Just a heads up for you ...

AOLserver 4.0 (Tcl 8.4 in particular) should indeed help out Greenpeace a lot.

Collapse
Posted by C. R. Oldham on
Don,

Please note that materialized views in Oracle are Enterprise-specific and are not available in Oracle Standard Edition.

Collapse
Posted by Dirk Gomez on
A warning: Don, we tried materialized views that refresh on commit on a project. It all worked fine and dandy in the lab, but it was a complete disaster when it came to the real system with concurrent accesses and considerably more data. Contention was so bad that Oracle came to a halt every 15 minutes or so.

Jonathan Lewis in "Practical Oracle 8i" on it:

"First, the ovehead that hits the system when you commit is large. In a busy OLTP system, several users could hit that moment together aund cause some fairly severe contention for resources.

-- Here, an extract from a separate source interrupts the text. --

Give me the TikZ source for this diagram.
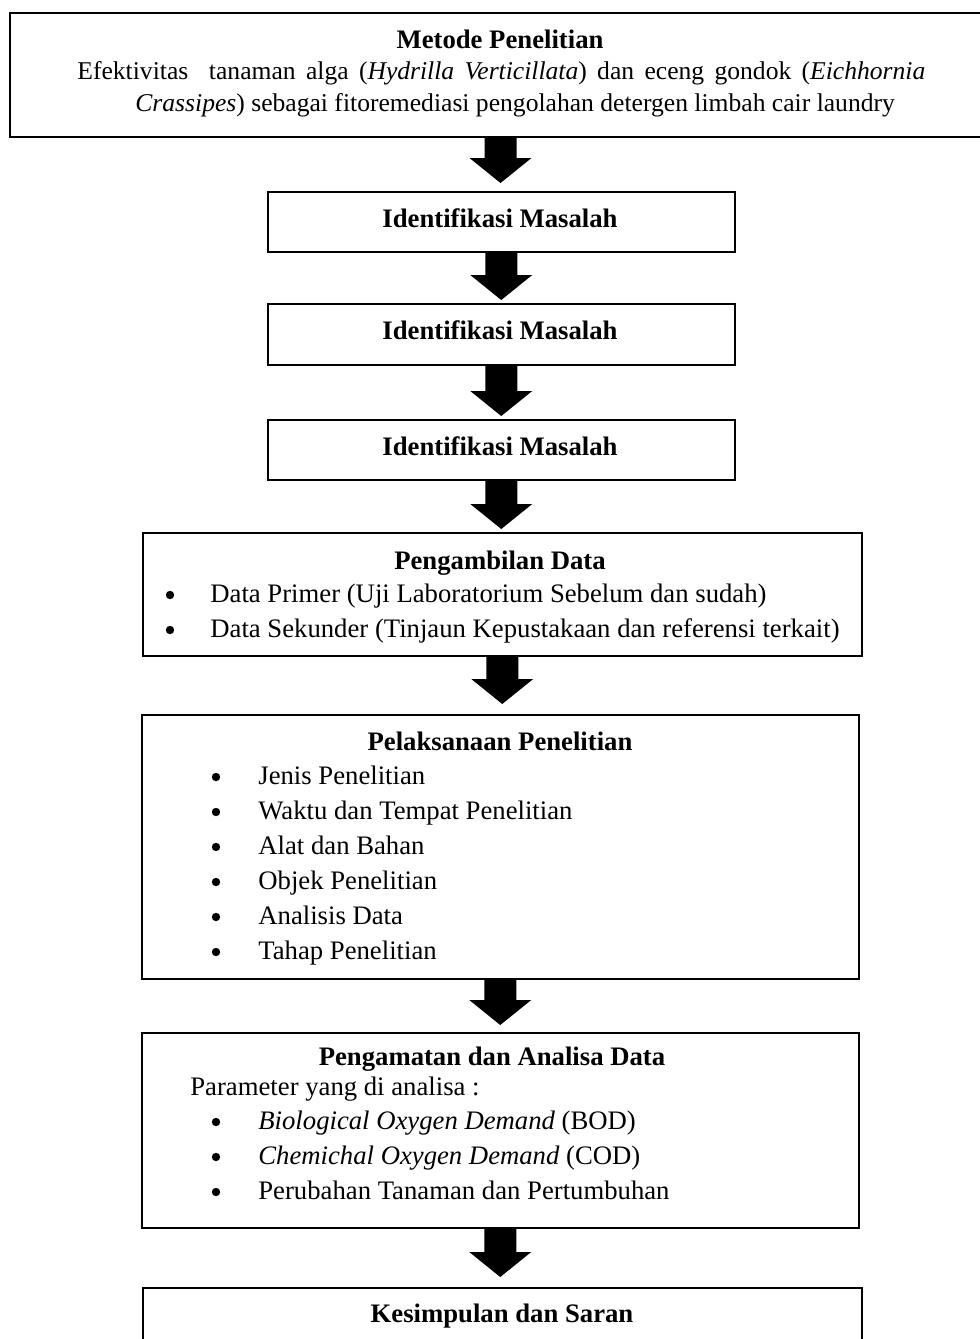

Second, if we execute a query against the base data when we have updated ut, but not yet committed our change, the query rewrite may not take place, and we may actually visit the base table rather than the materialied view." (p 530)

"Materialized views with fresh on commit have a signifanct overhead on commit." (Page 532)

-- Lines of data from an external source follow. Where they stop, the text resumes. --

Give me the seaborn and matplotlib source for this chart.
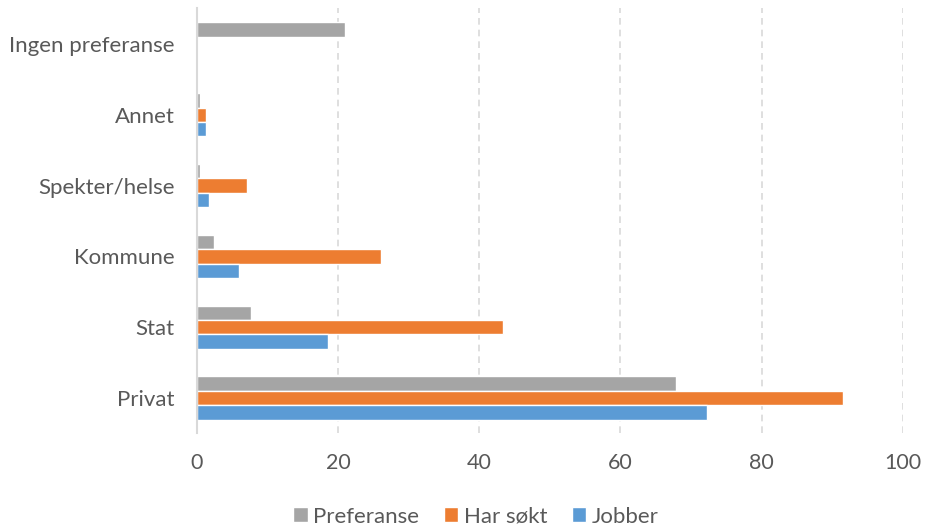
import pandas as pd
import seaborn as sns
import matplotlib.pyplot as plt

categories = ["Ingen preferanse", "Annet", "Spekter/helse", "Kommune", "Stat", "Privat"]
series = ["Preferanse", "Har søkt", "Jobber"]
preferanse = [21.0, 0.4, 0.4, 2.4, 7.6, 67.9]
har_sokt = [0.0, 1.3, 7.1, 26.1, 43.4, 91.5]
jobber = [0.0, 1.3, 1.7, 5.9, 18.6, 72.3]
colors = ["#A5A5A5", "#ED7D31", "#5B9BD5"]

df = pd.DataFrame({
    "Kategori": categories * 3,
    "Verdi": preferanse + har_sokt + jobber,
    "Serie": [s for s in series for _ in categories],
})

sns.set_theme(style="white")
plt.rcParams['font.family'] = ['Lato', 'DejaVu Sans']
text_col = "#595959"

fig = plt.figure(figsize=(9.25, 5.28), dpi=100)
ax = fig.add_axes([0.213, 0.179, 0.763, 0.805])
sns.barplot(data=df, y="Kategori", x="Verdi", hue="Serie", order=categories,
            hue_order=series, palette=colors, orient="h", width=0.61,
            saturation=1, ax=ax)

ax.set_xlim(0, 100)
ax.set_xticks([0, 20, 40, 60, 80, 100])
ax.set_xlabel(None)
ax.set_ylabel(None)
ax.grid(axis="x", color="#D9D9D9", linestyle=(0, (4, 3)), linewidth=1.2)
ax.set_axisbelow(True)
for s in ["top", "right", "bottom"]:
    ax.spines[s].set_visible(False)
ax.spines["left"].set_color("#D9D9D9")
ax.spines["left"].set_linewidth(1.5)
ax.tick_params(axis="y", length=0, labelsize=16, labelcolor=text_col, pad=16)
ax.tick_params(axis="x", length=0, labelsize=15.5, labelcolor=text_col, pad=14)

leg = ax.legend(loc="lower center", bbox_to_anchor=(0.395, -0.24), ncol=3,
                frameon=False, fontsize=16, handlelength=0.65, handleheight=0.65,
                handletextpad=0.25, columnspacing=1.1, borderaxespad=0)
for t in leg.get_texts():
    t.set_color(text_col)

fig.savefig("out.png", dpi=100)
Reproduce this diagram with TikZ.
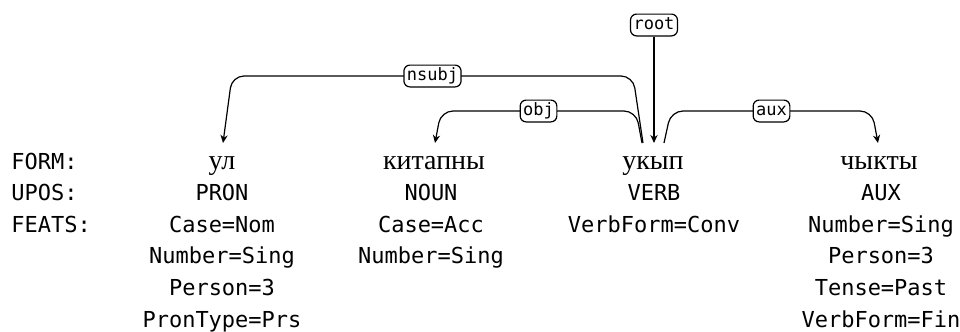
\documentclass[tikz,border=0pt]{standalone}
\usepackage{fontspec}
\setmonofont{DejaVu Sans Mono}
\newfontfamily\cyr{Liberation Serif}
\usetikzlibrary{arrows.meta}
\tikzset{
  cell/.style={anchor=base, inner sep=0pt, font=\ttfamily\fontsize{11}{13}\selectfont},
  hdr/.style={anchor=base west, inner sep=0pt, font=\ttfamily\fontsize{11}{13}\selectfont},
  word/.style={anchor=base, inner sep=0pt, font=\cyr\fontsize{14}{16}\selectfont},
  rel/.style={draw, line width=0.6pt, rounded corners=3pt, fill=white,
    font=\ttfamily\fontsize{8.5}{10}\selectfont, inner xsep=1.5pt, inner ysep=1.2pt,
    text height=6.5pt, text depth=2pt},
  arc/.style={draw, line width=0.6pt, rounded corners=6pt, -{Stealth[length=4pt,width=3.6pt]}},
}
\begin{document}
\begin{tikzpicture}[x=0.5pt,y=-0.5pt]
\useasboundingbox (0,0) rectangle (960,332);
% header labels
\node[hdr] (hform)  at (11,169)   {FORM:};
\node[hdr] (hupos)  at (11,200.6) {UPOS:};
\node[hdr] (hfeats) at (11,232.2) {FEATS:};
% column 1
\node[word] (w1) at (222,169) {ул};
\node[cell] (p1) at (222,200.6) {PRON};
\node[cell] (f1a) at (222,232.2) {Case=Nom};
\node[cell] (f1b) at (222,263.8) {Number=Sing};
\node[cell] (f1c) at (222,295.4) {Person=3};
\node[cell] (f1d) at (222,327) {PronType=Prs};
% column 2
\node[word] (w2) at (434,169) {китапны};
\node[cell] (p2) at (431,200.6) {NOUN};
\node[cell] (f2a) at (431,232.2) {Case=Acc};
\node[cell] (f2b) at (431,263.8) {Number=Sing};
% column 3
\node[word] (w3) at (653,169) {укып};
\node[cell] (p3) at (654,200.6) {VERB};
\node[cell] (f3a) at (654,232.2) {VerbForm=Conv};
% column 4
\node[word] (w4) at (879,169) {чыкты};
\node[cell] (p4) at (881,200.6) {AUX};
\node[cell] (f4a) at (881,232.2) {Number=Sing};
\node[cell] (f4b) at (881,263.8) {Person=3};
\node[cell] (f4c) at (881,295.4) {Tense=Past};
\node[cell] (f4d) at (881,327) {VerbForm=Fin};
% attachment points
\coordinate (t1) at (223,143);
\coordinate (t2) at (435,143);
\coordinate (s3a) at (643,143);
\coordinate (s3b) at (642,143);
\coordinate (t3) at (654,143);
\coordinate (s3c) at (664,143);
\coordinate (t4) at (878,143);
% arcs
\draw[arc] (s3a) -- (633,76) -- node[rel] (lnsubj) {nsubj} (232,76) -- (t1);
\draw[arc] (s3b) -- (636,111) -- node[rel] (lobj) {obj} (441,111) -- (t2);
\draw[arc] (s3c) -- (671,111) -- node[rel] (laux) {aux} (872,111) -- (t4);
\node[rel] (lroot) at (654,25) {root};
\draw[arc] (lroot) -- (t3);
\end{tikzpicture}
\end{document}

Tom Kyte kinda writes the same.

Collapse
Posted by Don Baccus on
Actually I wasn't talking about using Oracle's materialized view feature but rather using triggers in PG and Oracle to maintain a materialized version of the person_member_map.  Sorry for the jargon confusion.

This will only change when people are added or deleted to groups (say, a class in dotLRN or the membership group for the site at large).

There's also a view specific to PG in the permissions system that we're materializing via triggers and that one only changes when new privileges are added, typically when a new package is installed.

I've done some reading on Oracle's materialized views and they seem all bound up with replication and distributed databases and less oriented towards something simple like this.  The more I read about them the more the words "complexity" and "high overhead" came to mind.

Since we know the relationships between various tables and the views in question we can write reasonably efficient triggers to maintain the tables.